Without the pictures, output the lines of the material from the very first through the one that holds "const xTicks = [0,25,50,75,100];".

** START **

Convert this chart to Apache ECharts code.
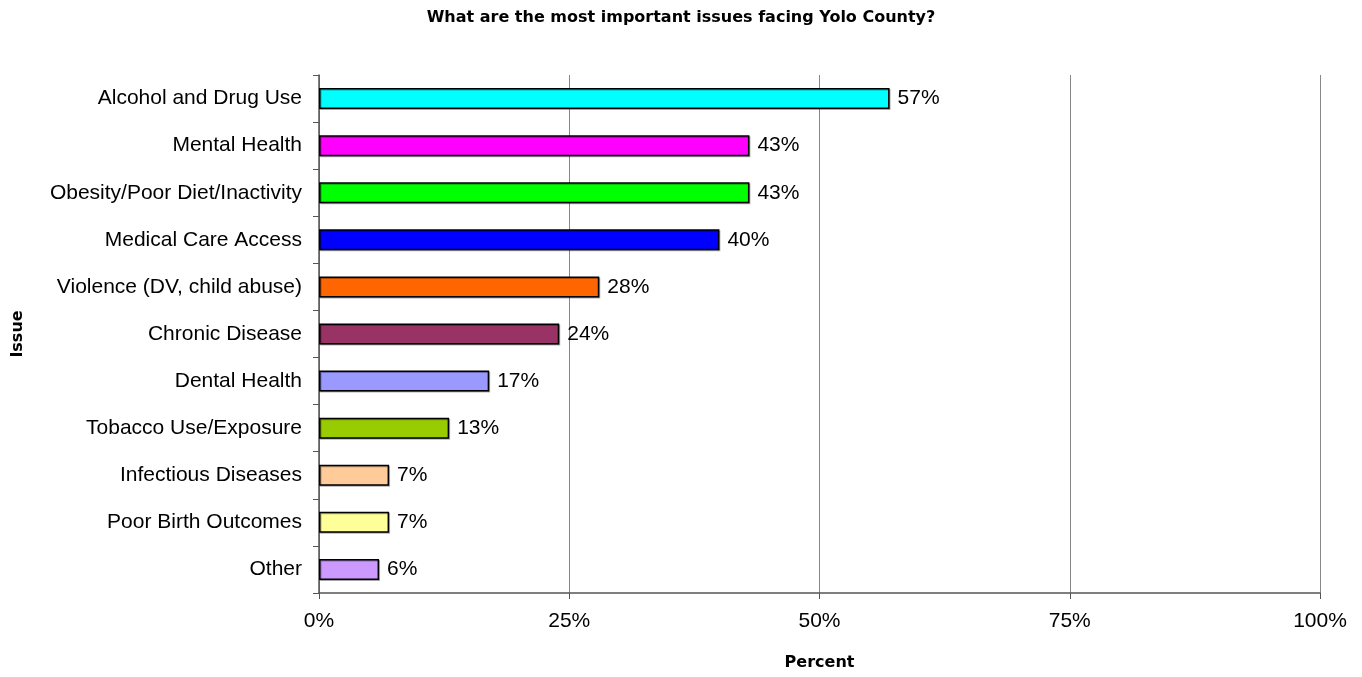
<!DOCTYPE html>
<html><head><meta charset="utf-8">
<script src="https://cdn.jsdelivr.net/npm/echarts@6/dist/echarts.min.js"></script>
<style>html,body{margin:0;padding:0;background:#fff}#c{width:1362px;height:677px}</style>
</head><body><div id="c"></div>
<script>
const categories = ["Alcohol and Drug Use","Mental Health","Obesity/Poor Diet/Inactivity","Medical Care Access","Violence (DV, child abuse)","Chronic Disease","Dental Health","Tobacco Use/Exposure","Infectious Diseases","Poor Birth Outcomes","Other"];
const values = [57,43,43,40,28,24,17,13,7,7,6];
const colors = ["#00FFFF","#FF00FF","#00FF00","#0000FF","#FF6600","#993366","#9999FF","#99CC00","#FFCC99","#FFFF99","#CC99FF"];
const xTicks = [0,25,50,75,100];

const chart = echarts.init(document.getElementById('c'), null, {renderer:'canvas'});
const font = '"Liberation Sans", Arial, sans-serif';
const bold = '"DejaVu Sans", "Liberation Sans", sans-serif';
chart.setOption({
  animation:false,
  title:{text:'What are the most important issues facing Yolo County?',left:'center',top:5,
    textStyle:{fontFamily:bold,fontSize:16,fontWeight:'bold',color:'#000'}},
  grid:{left:319,right:42,top:75,bottom:84,containLabel:false},
  xAxis:{type:'value',min:0,max:100,interval:25,
    name:'Percent',nameLocation:'middle',nameGap:62,
    nameTextStyle:{fontFamily:bold,fontSize:16,fontWeight:'bold',color:'#000'},
    axisLine:{show:true,lineStyle:{color:'#555',width:1.5}},
    axisTick:{show:true,length:6,lineStyle:{color:'#555'}},
    axisLabel:{formatter:v=>xTicks.includes(v)?v+'%':'',fontFamily:font,fontSize:21,color:'#000',margin:18},
    splitLine:{show:true,lineStyle:{color:'#888',width:1}}},
  yAxis:{type:'category',data:categories,inverse:true,
    name:'Issue',nameLocation:'middle',nameGap:293,nameRotate:90,
    nameTextStyle:{fontFamily:bold,fontSize:16,fontWeight:'bold',color:'#000'},
    axisLine:{show:true,lineStyle:{color:'#555',width:1.5}},
    axisTick:{show:true,length:6,alignWithLabel:false,lineStyle:{color:'#555'}},
    axisLabel:{fontFamily:font,fontSize:21,color:'#000',margin:17}},
  series:[{type:'bar',data:values.map((v,i)=>({value:v,itemStyle:{color:colors[i]}})),
    barWidth:21,
    itemStyle:{borderColor:'#000',borderWidth:1.5,shadowColor:'rgba(0,0,0,0.3)',shadowOffsetX:1,shadowOffsetY:1,shadowBlur:0},
    label:{show:true,position:'right',distance:8,formatter:'{c}%',fontFamily:font,fontSize:21,color:'#000'}}]
});
</script></body></html>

** END **

CORRECT RESULT ::
Convert this chart to Apache ECharts code.
<!DOCTYPE html>
<html><head><meta charset="utf-8">
<script src="https://cdn.jsdelivr.net/npm/echarts@6/dist/echarts.min.js"></script>
<style>html,body{margin:0;padding:0;background:#fff}#c{width:1362px;height:677px}</style>
</head><body><div id="c"></div>
<script>
const categories = ["Alcohol and Drug Use","Mental Health","Obesity/Poor Diet/Inactivity","Medical Care Access","Violence (DV, child abuse)","Chronic Disease","Dental Health","Tobacco Use/Exposure","Infectious Diseases","Poor Birth Outcomes","Other"];
const values = [57,43,43,40,28,24,17,13,7,7,6];
const colors = ["#00FFFF","#FF00FF","#00FF00","#0000FF","#FF6600","#993366","#9999FF","#99CC00","#FFCC99","#FFFF99","#CC99FF"];
const xTicks = [0,25,50,75,100];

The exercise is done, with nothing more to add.